The suspension shifts Russian applicants onto standard Schengen rules, increasing fees, paperwork, and denial risk as sanctions-era mobility tightens across Europe and the United States
WASHINGTON, DC
The European Union’s decision to end visa facilitation with Russia transformed Schengen travel from a streamlined administrative process into a more complex, document-heavy system governed by standard rules and security-first scrutiny. Although the formal suspension dates to 2022, the effect is current and cumulative because Schengen visa issuance is capacity-constrained and appointment-driven. When a nationality moves from a facilitated lane to the general lane, friction does not simply increase at the margin. It compounds through longer queues, stricter evidentiary expectations, and a higher probability that borderline cases will be refused.
Visa facilitation agreements were designed to lower barriers for routine travel. They typically reduced fees, simplified documentation requirements, shortened decision timelines, and expanded access to multiple-entry visas for travelers with established histories. Removing facilitation reverses those advantages and changes the default posture of consular processing. Instead of a presumption that repeat travel is ordinary and manageable, applicants face a presumption that each trip must be proven, each financial claim documented, and each return trip demonstrated in a way that satisfies risk-based review.
The suspension also fits into a broader policy environment in which mobility is treated as conditional trust. European governments have increasingly linked travel privileges to security concerns, sanctions enforcement, and the integrity of identity and vetting systems. The United States has adopted similar logic through its own restrictions and operational constraints. The result is a parallel tightening across major travel blocs that affects not only Russian citizens but also carriers, consulates, and third countries that absorb rerouted demand.
What “visa facilitation” meant, and what its removal changes
Visa facilitation agreements are administrative shortcuts embedded in foreign policy. They do not replace the Schengen Visa Code, but they carve out exceptions or simplified procedures for defined categories of travelers. In practice, facilitation can change everyday outcomes in three ways.

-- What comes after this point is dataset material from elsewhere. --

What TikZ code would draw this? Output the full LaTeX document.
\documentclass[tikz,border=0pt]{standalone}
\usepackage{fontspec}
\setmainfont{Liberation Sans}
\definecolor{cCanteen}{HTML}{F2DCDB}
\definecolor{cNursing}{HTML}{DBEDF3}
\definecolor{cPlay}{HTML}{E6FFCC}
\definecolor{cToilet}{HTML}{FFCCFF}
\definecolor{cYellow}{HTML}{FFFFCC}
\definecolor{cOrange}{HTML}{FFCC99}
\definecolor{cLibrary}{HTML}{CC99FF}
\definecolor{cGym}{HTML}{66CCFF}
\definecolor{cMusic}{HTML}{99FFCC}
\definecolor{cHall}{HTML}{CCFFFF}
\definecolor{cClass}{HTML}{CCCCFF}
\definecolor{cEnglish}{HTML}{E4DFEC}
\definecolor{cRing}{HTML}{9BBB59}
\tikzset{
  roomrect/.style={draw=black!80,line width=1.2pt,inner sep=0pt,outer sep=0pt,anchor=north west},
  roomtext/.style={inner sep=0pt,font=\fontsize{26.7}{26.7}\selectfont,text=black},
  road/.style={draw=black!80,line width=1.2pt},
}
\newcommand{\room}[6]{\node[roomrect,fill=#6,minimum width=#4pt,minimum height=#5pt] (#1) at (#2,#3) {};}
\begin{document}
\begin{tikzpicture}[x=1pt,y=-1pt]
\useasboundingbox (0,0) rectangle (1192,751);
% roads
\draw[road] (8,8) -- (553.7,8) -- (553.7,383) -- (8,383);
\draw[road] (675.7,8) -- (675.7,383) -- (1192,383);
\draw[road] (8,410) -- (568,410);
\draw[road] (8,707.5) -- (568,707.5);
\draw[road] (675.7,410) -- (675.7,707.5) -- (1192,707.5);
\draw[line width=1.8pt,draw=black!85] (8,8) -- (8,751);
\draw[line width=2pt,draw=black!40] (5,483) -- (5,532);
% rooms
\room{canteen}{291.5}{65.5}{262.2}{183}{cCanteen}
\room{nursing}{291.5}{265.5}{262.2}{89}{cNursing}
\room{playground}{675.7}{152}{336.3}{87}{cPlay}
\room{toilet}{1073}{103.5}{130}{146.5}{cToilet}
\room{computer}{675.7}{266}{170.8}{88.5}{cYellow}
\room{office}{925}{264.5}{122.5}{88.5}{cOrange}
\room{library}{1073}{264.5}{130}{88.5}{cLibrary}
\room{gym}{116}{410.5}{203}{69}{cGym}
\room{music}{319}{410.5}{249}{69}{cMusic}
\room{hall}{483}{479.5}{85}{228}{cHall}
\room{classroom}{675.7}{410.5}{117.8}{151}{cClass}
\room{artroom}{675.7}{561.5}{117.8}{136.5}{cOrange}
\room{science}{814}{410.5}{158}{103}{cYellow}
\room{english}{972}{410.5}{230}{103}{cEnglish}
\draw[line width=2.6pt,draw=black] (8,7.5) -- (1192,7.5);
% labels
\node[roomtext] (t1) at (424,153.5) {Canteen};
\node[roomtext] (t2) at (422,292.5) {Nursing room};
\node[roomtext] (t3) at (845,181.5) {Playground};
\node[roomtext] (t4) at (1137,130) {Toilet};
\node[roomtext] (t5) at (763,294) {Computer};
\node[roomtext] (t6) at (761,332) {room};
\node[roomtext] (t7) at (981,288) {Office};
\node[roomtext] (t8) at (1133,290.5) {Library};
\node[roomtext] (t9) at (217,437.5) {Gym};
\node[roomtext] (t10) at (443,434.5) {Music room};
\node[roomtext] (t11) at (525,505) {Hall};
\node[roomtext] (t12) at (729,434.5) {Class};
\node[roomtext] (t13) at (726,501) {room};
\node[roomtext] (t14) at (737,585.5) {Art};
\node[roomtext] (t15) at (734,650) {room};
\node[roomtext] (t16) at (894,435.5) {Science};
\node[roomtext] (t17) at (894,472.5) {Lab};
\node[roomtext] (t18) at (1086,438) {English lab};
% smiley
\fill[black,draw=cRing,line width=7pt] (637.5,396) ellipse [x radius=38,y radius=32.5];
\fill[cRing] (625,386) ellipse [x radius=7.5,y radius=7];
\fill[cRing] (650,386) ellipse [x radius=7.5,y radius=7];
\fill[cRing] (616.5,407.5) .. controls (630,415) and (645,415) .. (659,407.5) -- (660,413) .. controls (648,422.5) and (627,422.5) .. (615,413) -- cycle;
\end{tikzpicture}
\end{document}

First, it reduces the cost of applying. Lower fees matter not only as a price point but as a signal. When fees are low, applications are more frequent, more routine, and less psychologically tied to “high-risk” migration behavior. When fees rise sharply, the system discourages casual or speculative travel and makes each application more consequential.

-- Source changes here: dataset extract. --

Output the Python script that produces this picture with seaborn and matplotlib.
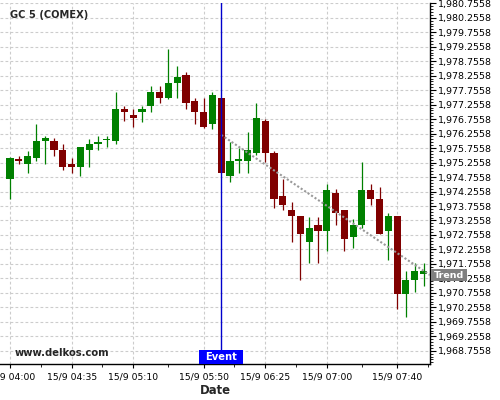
import numpy as np
import pandas as pd
import matplotlib
matplotlib.use("Agg")
import matplotlib.pyplot as plt
from matplotlib.patches import Rectangle
import matplotlib.transforms as mtransforms
import seaborn as sns

# ---------------- data ----------------
symbol = "GC 5 (COMEX)"
start_time = "2023-09-15 04:00"
open_ = [1974.70, 1975.37, 1975.22, 1975.42, 1976.01, 1976.00, 1975.69, 1975.21,
         1975.11, 1975.70, 1975.91, 1976.02, 1976.01, 1977.10, 1976.90, 1977.01,
         1977.22, 1977.69, 1977.49, 1978.01, 1978.28, 1977.38, 1977.00, 1976.60,
         1977.48, 1974.80, 1975.31, 1975.32, 1975.60, 1976.69, 1975.58, 1974.10,
         1973.62, 1973.41, 1972.52, 1973.10, 1972.90, 1974.20, 1973.62, 1972.69,
         1973.11, 1974.31, 1974.00, 1972.90, 1973.41, 1970.73, 1971.21, 1971.42]
high = [1975.46, 1975.48, 1975.66, 1976.58, 1976.18, 1976.09, 1975.89, 1975.40,
        1975.80, 1976.08, 1976.18, 1976.17, 1977.68, 1977.20, 1977.09, 1977.20,
        1977.89, 1977.89, 1979.17, 1978.58, 1978.37, 1977.47, 1977.47, 1977.69,
        1977.50, 1975.98, 1975.75, 1976.30, 1977.30, 1976.77, 1975.66, 1974.68,
        1973.88, 1973.41, 1973.39, 1973.39, 1974.50, 1974.33, 1973.62, 1973.30,
        1975.28, 1974.51, 1974.40, 1973.50, 1973.41, 1971.50, 1971.78, 1971.78]
low = [1973.99, 1975.19, 1974.88, 1975.31, 1975.19, 1975.47, 1975.00, 1974.90,
       1974.79, 1975.09, 1975.68, 1975.78, 1975.89, 1976.68, 1976.47, 1976.67,
       1976.99, 1977.30, 1977.46, 1977.47, 1977.09, 1976.58, 1976.46, 1976.40,
       1974.88, 1974.57, 1974.89, 1974.89, 1975.51, 1975.28, 1973.68, 1973.61,
       1972.50, 1971.19, 1971.78, 1971.78, 1972.20, 1973.10, 1972.19, 1972.29,
       1972.98, 1973.79, 1972.80, 1971.88, 1970.19, 1969.92, 1970.80, 1970.98]
close = [1975.41, 1975.31, 1975.48, 1976.00, 1976.10, 1975.70, 1975.11, 1975.11,
         1975.79, 1975.90, 1975.93, 1976.06, 1977.10, 1977.01, 1976.80, 1977.10,
         1977.69, 1977.49, 1978.00, 1978.21, 1977.32, 1977.01, 1976.49, 1977.59,
         1974.91, 1975.31, 1975.34, 1975.68, 1976.79, 1975.60, 1974.01, 1973.80,
         1973.42, 1972.80, 1973.00, 1972.90, 1974.31, 1973.52, 1972.63, 1973.10,
         1974.31, 1974.01, 1972.80, 1973.41, 1970.73, 1971.20, 1971.51, 1971.52]

tick_times = ["04:00", "04:35", "05:10", "05:50", "06:25", "07:00", "07:40"]
tick_labels = ["15/9 04:00", "15/9 04:35", "15/9 05:10", "15/9 05:50",
               "15/9 06:25", "15/9 07:00", "15/9 07:40"]
event_time = "06:00"
trend_times = ["06:00", "07:55"]
trend_prices = [1976.21, 1971.52]
y_ticks = [1968.7558 + 0.5 * k for k in range(25)]

# ---------------- build ----------------
n = len(open_)
times = pd.date_range(start_time, periods=n, freq="5min")
hhmm = list(times.strftime("%H:%M"))
df = pd.DataFrame({"time": times, "open": open_, "high": high, "low": low, "close": close})
df["pos"] = np.arange(n)

GREEN = "#008000"
RED = "#800000"

sns.set_style("white")
plt.rcParams["font.family"] = ["DejaVu Sans"]

fig = plt.figure(figsize=(5, 4), dpi=100)
ax = fig.add_axes([0.0, 0.09, 0.86, 0.9018])

xlim = (-1.136, 47.73)
ylim = (1968.30, 1980.7558)
ax.set_xlim(*xlim)
ax.set_ylim(*ylim)

# grid
ax.set_yticks(y_ticks)
tick_pos = [hhmm.index(t) for t in tick_times]
ax.set_xticks(tick_pos)
ax.set_xticklabels(tick_labels)
minor_x = [(a + b) / 2 for a, b in zip(tick_pos[:-1], tick_pos[1:])] + [tick_pos[-1] + 3.5]
ax.set_xticks(minor_x, minor=True)
ax.set_yticks(np.arange(1968.3558, 1980.80, 0.1), minor=True)
ax.yaxis.set_major_formatter(matplotlib.ticker.FuncFormatter(lambda v, p: f"{v:,.4f}"))
ax.grid(True, which="major", color="#cccccc", linestyle=(0, (2.5, 2)), linewidth=0.8)
ax.set_axisbelow(True)

# candles
colors = np.where(df["close"] >= df["open"], GREEN, RED)
ax.vlines(df["pos"], df["low"], df["high"], colors=colors, linewidth=0.9, zorder=3)
body_bottom = np.minimum(df["open"], df["close"])
body_h = np.maximum(np.abs(df["close"] - df["open"]), 0.06)
ax.bar(df["pos"], body_h, bottom=body_bottom, width=0.8, color=colors,
       linewidth=0, zorder=4)

# trend line (extended to the right edge)
t0 = hhmm.index(trend_times[0])
t1 = hhmm.index(trend_times[1])
slope = (trend_prices[1] - trend_prices[0]) / (t1 - t0)
tr_x = [t0, xlim[1]]
tr_y = [trend_prices[0], trend_prices[0] + slope * (xlim[1] - t0)]
sns.lineplot(x=tr_x, y=tr_y, ax=ax, color="#999999", linewidth=1.5,
             linestyle=(0, (1, 1)), zorder=4.5)

# event line
ev = hhmm.index(event_time)
ax.axvline(ev, color="#0000cc", linewidth=1.0, zorder=5)
btrans = mtransforms.blended_transform_factory(ax.transData, ax.transAxes)
ax.add_patch(Rectangle((ev - 2.5, 0.0), 4.96, 14 / 360.7, transform=btrans,
                       facecolor="#0000ff", edgecolor="none", zorder=6, clip_on=False))
ax.text(ev, 7 / 360.7, "Event", transform=btrans, ha="center", va="center",
        color="white", fontsize=7.2, fontweight="bold", zorder=7)

# trend label
ttrans = mtransforms.blended_transform_factory(ax.transAxes, ax.transData)
ax.add_patch(Rectangle((1.0023, tr_y[1] - 0.215), 0.0845, 0.43, transform=ttrans,
                       facecolor="#808080", edgecolor="none", zorder=6, clip_on=False))
ax.text(1.0023 + 0.0845 / 2, tr_y[1], "Trend", transform=ttrans, ha="center",
        va="center", color="white", fontsize=6.8, fontweight="bold", zorder=7,
        clip_on=False)

# axes styling
for s in ["left", "top"]:
    ax.spines[s].set_visible(False)
for s in ["right", "bottom"]:
    ax.spines[s].set_visible(True)
    ax.spines[s].set_color("black")
    ax.spines[s].set_linewidth(1.0)
ax.tick_params(axis="y", which="both", left=False, right=True, labelleft=False,
               labelright=True, direction="out", colors="black", labelsize=6.8)
ax.tick_params(axis="y", which="major", length=4, width=0.8, pad=1.5)
ax.tick_params(axis="y", which="minor", length=2, width=0.6)
ax.tick_params(axis="x", which="both", bottom=True, direction="out", labelsize=6.7,
               colors="black")
ax.tick_params(axis="x", which="major", length=3, width=0.8, pad=3)
ax.tick_params(axis="x", which="minor", length=2, width=0.6)
ax.set_ylabel("")
ax.set_xlabel("Date", fontsize=8.4, fontweight="bold", labelpad=2)

fig.text(10 / 500, 1 - 15 / 400, symbol, ha="left", va="center",
         fontsize=7.1, fontweight="bold")
fig.text(15 / 500, 1 - 353 / 400, "www.delkos.com", ha="left", va="center",
         fontsize=7.2, fontweight="bold")

fig.savefig("out.png", dpi=100)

Second, it simplifies the documentation burden. Facilitation can reduce the number of supporting documents required to prove purpose, means, accommodation, and travel history. That matters because document-heavy systems create more opportunities for inconsistency, omission, and credibility disputes.
Third, it influences how multiple-entry visas are treated. Facilitation tends to broaden access to longer-validity visas for repeat travelers. That is one of the most valuable benefits of a facilitation regime. It allows routine business travel, family visits, and cultural exchange without forcing a new full application for every trip.

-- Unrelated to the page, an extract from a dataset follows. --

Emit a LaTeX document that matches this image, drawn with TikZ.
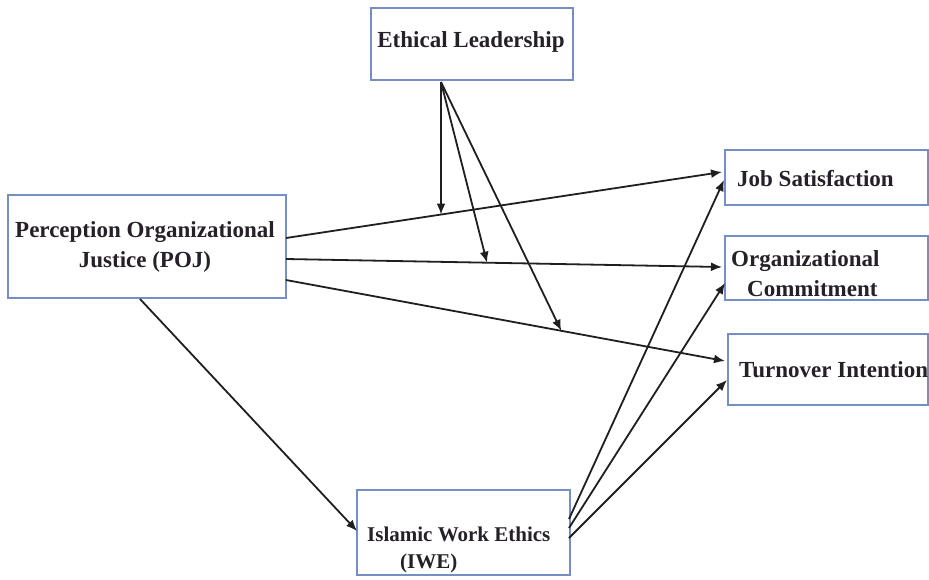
\documentclass[tikz,border=0pt]{standalone}
\usepackage{fontspec}
\setmainfont{Liberation Serif}
\usetikzlibrary{arrows.meta,calc}
\definecolor{boxblue}{RGB}{118,142,198}
\definecolor{txt}{RGB}{38,32,40}
\begin{document}
\begin{tikzpicture}[x=1pt,y=-1pt,
  box/.style={draw=boxblue,line width=1.8pt,fill=white,inner sep=0pt},
  lbl/.style={inner sep=0pt,font=\fontsize{23}{30}\selectfont\bfseries,text=txt},
  conn/.style={line width=1.8pt,draw=black!88,-{Latex[length=11pt,width=9pt]}}]
\useasboundingbox (0,0) rectangle (929,579);
% boxes
\node[box,minimum width=202pt,minimum height=72pt] (el) at (472,44) {};
\node[box,minimum width=278pt,minimum height=103pt] (poj) at (147,246.5) {};
\node[box,minimum width=203pt,minimum height=55pt] (js) at (826.5,177.5) {};
\node[box,minimum width=203pt,minimum height=64pt] (oc) at (826.5,268) {};
\node[box,minimum width=200pt,minimum height=71pt] (ti) at (828,369.5) {};
\node[box,minimum width=213pt,minimum height=85pt] (iwe) at (463.5,532.5) {};
% texts
\node[lbl] (elt) at (471,42) {Ethical Leadership};
\node[lbl,align=center] (pojt) at (145,247) {Perception Organizational\\Justice (POJ)};
\node[lbl,anchor=west] (jst) at (737,179) {Job Satisfaction};
\node[lbl,align=left,anchor=west] (oct) at (731,274) {Organizational\\\hspace*{16pt}Commitment};
\node[lbl,anchor=west] (tit) at (739,370) {Turnover Intention};
\node[lbl,font=\fontsize{21}{27}\selectfont\bfseries,align=left,anchor=west] (iwet) at (367,550) {Islamic Work Ethics\\\hspace*{33pt}(IWE)};
% anchor points
\coordinate (pojA) at (286,238);
\coordinate (pojB) at (286,259);
\coordinate (pojC) at (286,280);
\coordinate (pojD) at (140,299);
\coordinate (jsA) at (722,172);
\coordinate (jsB) at (724,180);
\coordinate (ocA) at (722,267);
\coordinate (ocB) at (725,283);
\coordinate (tiA) at (725,361);
\coordinate (tiB) at (727,380);
\coordinate (iweA) at (569,519);
\coordinate (iweB) at (569,528);
\coordinate (iweC) at (569,538);
\coordinate (iweL) at (357,531);
\coordinate (elB) at (441,82);
% paths
\draw[conn] (pojA) -- (jsA);
\draw[conn] (pojB) -- (ocA);
\draw[conn] (pojC) -- (tiA);
\draw[conn] (pojD) -- (iweL);
\draw[conn] (iweA) -- (jsB);
\draw[conn] (iweB) -- (ocB);
\draw[conn] (iweC) -- (tiB);
\coordinate (m1) at ($(pojA)!0.3555!(jsA)$);
\coordinate (m2) at ($(pojB)!0.461!(ocA)$);
\coordinate (m3) at ($(pojC)!0.627!(tiA)$);
\draw[conn] (elB) -- (m1);
\draw[conn] (elB) -- (m2);
\draw[conn] (elB) -- (m3);
\end{tikzpicture}
\end{document}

When facilitation is removed, those benefits reverse. Applicants are brought into the standard Schengen framework, where consulates apply general evidentiary rules, exercise greater discretion, and require tighter justification for multiple-entry requests. In a security-first era, the general framework can become more restrictive in practice even when the legal text remains stable, because consular risk postures respond to geopolitical conditions and to operational instructions.
Why the 2022 suspension still shapes travel in 2026
The most important reason the suspension remains “current” is that Schengen visa processing is not a purely legal process. It is a production line with limited capacity.
Consulates operate on time slots. External service providers operate on appointment calendars. Decision-making depends on staff, verification resources, and fraud screening bandwidth. When a nationality is moved into a higher-scrutiny lane, each file tends to take more time to process. That reduces throughput. Reduced throughput increases backlogs. Backlogs create delays that force applicants to submit earlier, update documents more often, and accept greater uncertainty.
This is how a policy decision taken in 2022 continues to shape outcomes in 2026. The system does not revert to normal simply because time has passed. It normalizes the higher friction. Applicants learn to expect longer waits. Consulates learn to allocate fewer resources to high-friction categories. Carriers learn to scrutinize documentation more aggressively. The entire travel ecosystem adjusts around a new baseline.
This adjustment is also reinforced by parallel developments in European border management. Even where short-stay rules are unchanged, enforcement trends favor more standardized identity verification, more consistent recordkeeping, and more systematic detection of compliance issues. The more data-driven the environment becomes, the less room remains for informal explanations or clerical ambiguity.
Fees, timelines, and paperwork: How the practical burden rises
A core feature of the post-facilitation environment is higher costs and a greater administrative burden. The fee increase is visible and immediate. Under facilitation, many applicants paid a reduced fee. Under standard rules, applicants face the standard Schengen fee regime, and that standard fee has itself increased in recent years.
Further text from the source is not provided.